What to do - From the first line of the listing below, retype each line up to and including the one with "import seaborn as sns"; pictures stay out.

── Dataset content

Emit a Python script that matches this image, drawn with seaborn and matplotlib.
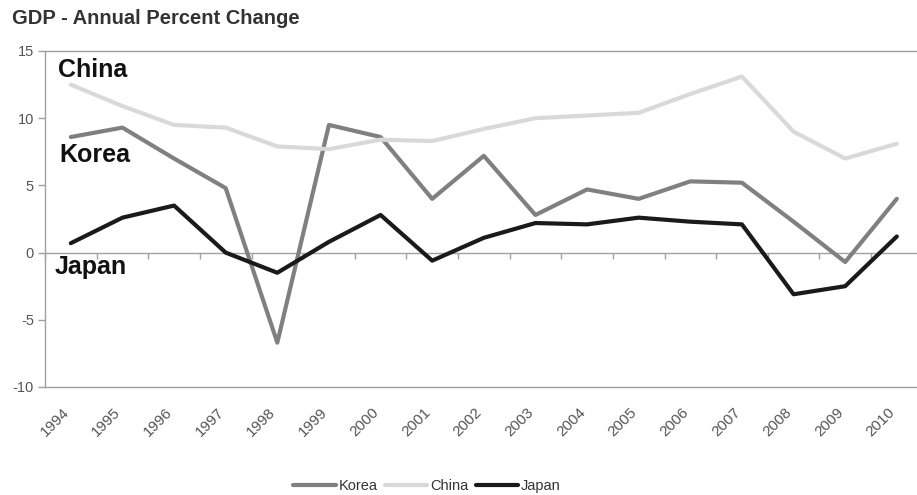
import numpy as np
import pandas as pd
import matplotlib
matplotlib.use("Agg")
import matplotlib.pyplot as plt
from matplotlib.transforms import ScaledTranslation
import seaborn as sns

years = [str(y) for y in range(1994, 2011)]
korea = [8.6, 9.3, 7.0, 4.8, -6.7, 9.5, 8.6, 4.0, 7.2, 2.8, 4.7, 4.0, 5.3, 5.2, 2.3, -0.7, 4.0]
china = [12.5, 10.9, 9.5, 9.3, 7.9, 7.7, 8.4, 8.3, 9.2, 10.0, 10.2, 10.4, 11.8, 13.1, 9.0, 7.0, 8.1]
japan = [0.7, 2.6, 3.5, 0.0, -1.5, 0.8, 2.8, -0.6, 1.1, 2.2, 2.1, 2.6, 2.3, 2.1, -3.1, -2.5, 1.2]
series_names = ["Korea", "China", "Japan"]
series_colors = ["#808080", "#d9d9d9", "#1a1a1a"]
y_ticks = [-10, -5, 0, 5, 10, 15]

sns.set_theme(style="white")
plt.rcParams["font.family"] = ["Liberation Sans", "DejaVu Sans"]
plt.rcParams["axes.unicode_minus"] = False

rows = []
for name, vals in zip(series_names, [korea, china, japan]):
    for i, v in enumerate(vals):
        rows.append({"idx": i, "year": years[i], "value": v, "country": name})
df = pd.DataFrame(rows)

fig = plt.figure(figsize=(9.17, 4.95), dpi=100)
left = 45 / 917
width = (17 * 51.625) / 917
bottom = (495 - 387) / 495
height = (387 - 51) / 495
ax = fig.add_axes([left, bottom, width, height])

sns.lineplot(data=df, x="idx", y="value", hue="country", hue_order=series_names,
             palette=series_colors, linewidth=3.0, ax=ax, legend=False, zorder=3)

ax.set_xlim(-0.5, len(years) - 0.5)
ax.set_ylim(-10, 15)
ax.set_yticks(y_ticks)
ax.set_yticklabels([str(t) for t in y_ticks])
ax.set_xticks(range(len(years)))
ax.set_xticklabels(years, rotation=45, ha="right", va="top", rotation_mode="anchor")
ax.set_xlabel("")
ax.set_ylabel("")
ax.grid(False)

spine_col = "#a0a0a0"
for side in ["top", "bottom", "left"]:
    ax.spines[side].set_visible(True)
    ax.spines[side].set_color(spine_col)
    ax.spines[side].set_linewidth(1.0)
ax.spines["right"].set_visible(False)

ax.tick_params(axis="y", which="both", left=True, length=5, width=1.0, color=spine_col,
               labelsize=10.5, labelcolor="#555555", pad=3)
ax.tick_params(axis="x", which="both", bottom=False, length=0,
               labelsize=11, labelcolor="#555555", pad=13)
shift = ScaledTranslation(-9 / 100, 0, fig.dpi_scale_trans)
for lab in ax.get_xticklabels():
    lab.set_transform(lab.get_transform() + shift)

# zero line with category-boundary tick marks
zero_ax = ax.secondary_xaxis(0.4)
zero_ax.set_xticks(np.arange(len(years) + 1) - 0.5)
zero_ax.xaxis.set_ticks_position("bottom")
zero_ax.tick_params(axis="x", direction="out", length=4, width=1.0, color=spine_col,
                    labelbottom=False, labeltop=False)
for s in zero_ax.spines.values():
    s.set_visible(False)
zero_ax.spines["bottom"].set_visible(True)
zero_ax.spines["bottom"].set_color(spine_col)
zero_ax.spines["bottom"].set_linewidth(1.0)

# in-chart series names
label_kw = dict(fontsize=18, fontweight="bold", color="#111111", va="center", ha="left")
ax.text(-0.25, 13.6, "China", **label_kw)
ax.text(-0.22, 7.25, "Korea", **label_kw)
ax.text(-0.32, -1.1, "Japan", **label_kw)

fig.text(12 / 917, 1 - 18 / 495, "GDP - Annual Percent Change", fontsize=14.5,
         fontweight="bold", color="#333333", va="center", ha="left")

handles = [plt.Line2D([], [], color=c, linewidth=3.0) for c in series_colors]
fig.legend(handles, series_names, loc="center", bbox_to_anchor=(427 / 917, 1 - 486 / 495),
           ncol=3, frameon=False, fontsize=10.5, handlelength=2.9, handletextpad=0.2,
           columnspacing=0.5, labelcolor="#333333")

fig.savefig("out.png", dpi=100, facecolor="white")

────

Answer below -
Emit a Python script that matches this image, drawn with seaborn and matplotlib.
import numpy as np
import pandas as pd
import matplotlib
matplotlib.use("Agg")
import matplotlib.pyplot as plt
from matplotlib.transforms import ScaledTranslation
import seaborn as sns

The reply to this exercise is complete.